The designer stood on the sidewalk in front of 180 Strand, the London Collections: Men official venue, together with models dressed in pieces from his spring range. He also tapped friends, and his younger sibling Abbi, to take part. Models held signs and blankets with slogans such as “Stay” and “Better Together.”
Dressed an olive velour suit with the message “Stay” emblazoned across the front of his bomber jacket, Fletcher spoke freely about the so-called Brexit vote.
“For me, the Brexit debate raises so many issues,” he told WWD. “I feel like our generation and the creative industries and me and my friends all want to be heard, and this was my opportunity to stand up for something I believe in and to say to the world and to the people who aren’t politicians that we actually have a voice. And we believe that we should stay. It would be such a cultural blow to this country if we were to leave the EU.”
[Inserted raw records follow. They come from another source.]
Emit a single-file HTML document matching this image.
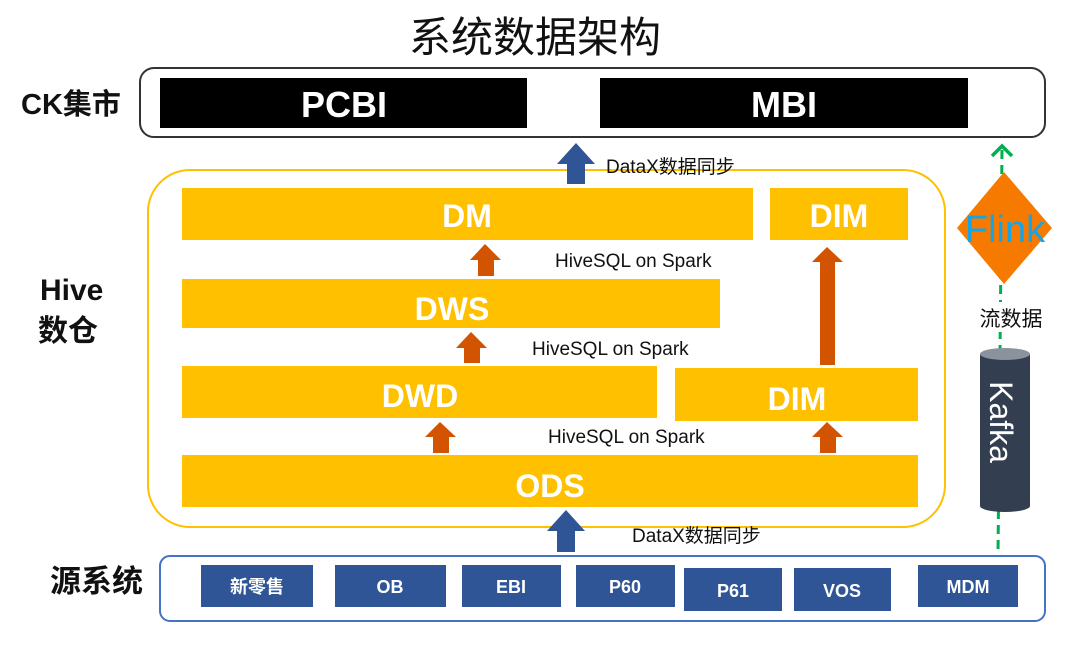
<!DOCTYPE html>
<html><head><meta charset="utf-8"><style>
body{margin:0;background:#fff;}
svg text{font-family:"Liberation Sans","Noto Sans CJK SC",sans-serif;}
</style></head><body>
<svg width="1080" height="641" viewBox="0 0 1080 641" xmlns="http://www.w3.org/2000/svg">
<rect width="1080" height="641" fill="#fff"/>
<text x="535" y="52" font-size="42" text-anchor="middle" fill="#111" font-family="Noto Sans CJK SC,sans-serif">系统数据架构</text>
<g font-weight="bold" fill="#111">
<text x="21" y="114" font-size="29">CK集市</text>
<text x="40" y="300" font-size="30">Hive</text>
<text x="38" y="341" font-size="30">数仓</text>
<text x="50" y="592" font-size="31">源系统</text>
</g>
<rect x="140" y="68" width="905" height="69" rx="14" fill="#fff" stroke="#333" stroke-width="2"/>
<rect x="160" y="78" width="367" height="50" fill="#000"/>
<rect x="600" y="78" width="368" height="50" fill="#000"/>
<g fill="#fff" font-weight="bold" font-size="36" text-anchor="middle">
<text x="344" y="117">PCBI</text><text x="784" y="117">MBI</text>
</g>
<rect x="148" y="170" width="797" height="357" rx="42" fill="none" stroke="#FFC000" stroke-width="2"/>
<g fill="#FFC000">
<rect x="182" y="188" width="571" height="52"/>
<rect x="770" y="188" width="138" height="52"/>
<rect x="182" y="279" width="538" height="49"/>
<rect x="182" y="366" width="475" height="52"/>
<rect x="675" y="368" width="243" height="53"/>
<rect x="182" y="455" width="736" height="52"/>
</g>
<g fill="#fff" font-weight="bold" font-size="32" text-anchor="middle">
<text x="467" y="227">DM</text>
<text x="839" y="227">DIM</text>
<text x="452" y="320">DWS</text>
<text x="420" y="407">DWD</text>
<text x="797" y="410">DIM</text>
<text x="550" y="497">ODS</text>
</g>
<g fill="#2F5597">
<polygon points="557,164 576,143 595,164 585,164 585,184 567,184 567,164"/>
<polygon points="547,531 566,510 585,531 575,531 575,552 557,552 557,531"/>
</g>
<g fill="#D35400">
<polygon points="470,260 485,244 501,260 494,260 494,276 478,276 478,260"/>
<polygon points="456,348 471,332 487,348 480,348 480,363 464,363 464,348"/>
<polygon points="425,437 440,422 456,437 449,437 449,453 433,453 433,437"/>
<polygon points="812,437 827,422 843,437 836,437 836,453 820,453 820,437"/>
<polygon points="812,262 827,247 843,262 835,262 835,365 820,365 820,262"/>
</g>
<g font-size="19" fill="#111">
<text x="606" y="173">DataX数据同步</text>
<text x="555" y="267">HiveSQL on Spark</text>
<text x="532" y="355">HiveSQL on Spark</text>
<text x="548" y="443">HiveSQL on Spark</text>
<text x="632" y="542">DataX数据同步</text>
</g>
<line x1="1002" y1="150" x2="998" y2="555" stroke="#00B050" stroke-width="3" stroke-dasharray="9,6"/>
<polyline points="992,156 1002,146 1012,156" fill="none" stroke="#00B050" stroke-width="3.5"/>
<polygon points="1004,172 1052,228 1004,284 957,228" fill="#F77A00"/>
<text x="1005" y="242" font-size="38" fill="#14A4E8" text-anchor="middle">Flink</text>
<rect x="972" y="302" width="60" height="30" fill="#fff"/>
<text x="1011" y="326" font-size="21" fill="#111" text-anchor="middle">流数据</text>
<rect x="980" y="354" width="50" height="152" fill="#333F50"/>
<ellipse cx="1005" cy="506" rx="25" ry="6" fill="#333F50"/>
<ellipse cx="1005" cy="354" rx="25" ry="6" fill="#8A929E"/>
<text transform="translate(990,422) rotate(90)" font-size="32" fill="#fff" text-anchor="middle">Kafka</text>
<rect x="160" y="556" width="885" height="65" rx="10" fill="#fff" stroke="#4472C4" stroke-width="2"/>
<g fill="#2F5597">
<rect x="201" y="565" width="112" height="42"/>
<rect x="335" y="565" width="111" height="42"/>
<rect x="462" y="565" width="99" height="42"/>
<rect x="576" y="565" width="99" height="42"/>
<rect x="684" y="568" width="98" height="43"/>
<rect x="794" y="568" width="97" height="43"/>
<rect x="918" y="565" width="100" height="42"/>
</g>
<g fill="#fff" font-weight="bold" font-size="18" text-anchor="middle">
<text x="257" y="593" font-family="Noto Serif CJK SC,serif">新零售</text>
<text x="390" y="593">OB</text>
<text x="511" y="593">EBI</text>
<text x="625" y="593">P60</text>
<text x="733" y="597">P61</text>
<text x="842" y="597">VOS</text>
<text x="968" y="593">MDM</text>
</g>
</svg>
</body></html>
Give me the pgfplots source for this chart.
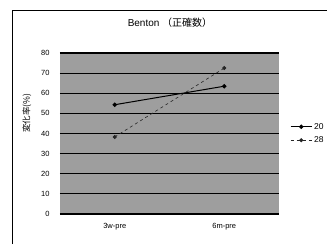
\documentclass[border=0pt]{standalone}
\usepackage{pgfplots}
\pgfplotsset{compat=1.18}
\usepackage{fontspec}
\setmainfont{Liberation Sans}
\newfontfamily\jp{Noto Sans CJK JP}
\begin{document}
\begin{tikzpicture}[x=1pt,y=1pt]
\useasboundingbox (0,0) rectangle (327,244);
% outer frame (left and top edges visible)
\draw[line width=0.8pt] (12,0) -- (12,234) -- (327,234);
\begin{axis}[
  at={(60pt,30pt)}, anchor=south west,
  scale only axis, width=219pt, height=161pt,
  xmin=-0.5, xmax=1.5, ymin=0, ymax=80,
  xtick={0,1}, xticklabels={3w-pre,6m-pre},
  ytick={0,10,...,80},
  axis line style={draw=none},
  axis background/.style={fill=black!38},
  ymajorgrids, grid style={black, line width=1.1pt},
  major tick length=0pt,
  tick label style={font=\fontsize{7.5}{8}\selectfont},
  /pgf/number format/assume math mode=true,
  yticklabel style={xshift=-7pt},
  xticklabel style={yshift=-6pt},
  legend style={at={(1,0.5)}, anchor=west, xshift=10pt, draw=none, fill=none,
    font=\fontsize{8.5}{9}\selectfont, row sep=2pt, inner sep=1pt},
  legend image code/.code={
    \draw[mark repeat=2,mark phase=2,#1] plot coordinates {(0pt,0pt) (10.5pt,0pt) (21pt,0pt)};
  },
  legend cell align=left,
]
\addplot[black, line width=1pt, mark=*, mark size=1.7pt] coordinates {(0,54.3) (1,63.5)};
\addlegendentry{20}
\addplot[black!85, line width=0.6pt, dashed, mark=*, mark size=1.7pt, mark options={solid}] coordinates {(0,38.3) (1,72.5)};
\addlegendentry{28}
\end{axis}
\node at (170,221) {\fontsize{10}{11}\selectfont Benton {\jp （正確数）}};
\node[rotate=90] at (27,131) {\fontsize{8.5}{9}\selectfont\jp 変化率(\%)};
\end{tikzpicture}
\end{document}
Fletcher also created a film that explores his views. It features eight boys who set up a protest camp and aims to encourage voters to stay in the EU. The four-minute film premiered over the weekend at the River Island x BFC Fashion Film event, also at 180 Strand.
The designer stressed, however, that he is still in the business of making and selling fashion. Like so many other designers this season, he even showed some women’s looks along with his men’s wear collection. “It’s designed as a men’s collection, but when we were casting it, I really wanted my friends and people who I know to be part of it. That’s why there is a mixture of boys and girls, I would say.”
Fletcher, who works with Kim Jones on Louis Vuitton Homme, described the collection’s mood as British holiday-maker. “You can see them wearing these printed jackets and shorts and the neck ties — something that a British person would wear if they were visiting these countries in Europe.”
There were no tacky tourists here. The result was a smart mix of sporty streetwear clothing rounded out with classic tailored pieces.
Fletcher played with proportions, taking his signature pajama pants and giving them a roomier fit. He introduced tailoring for the first time in the form of a reversible jacket some with visible seams or stripe embellishments running down the sleeves. A monogram of Fletcher’s initials in red white and blue, created by the illustrator Sung Woo Kim, were transformed into a print that was cast onto shirts.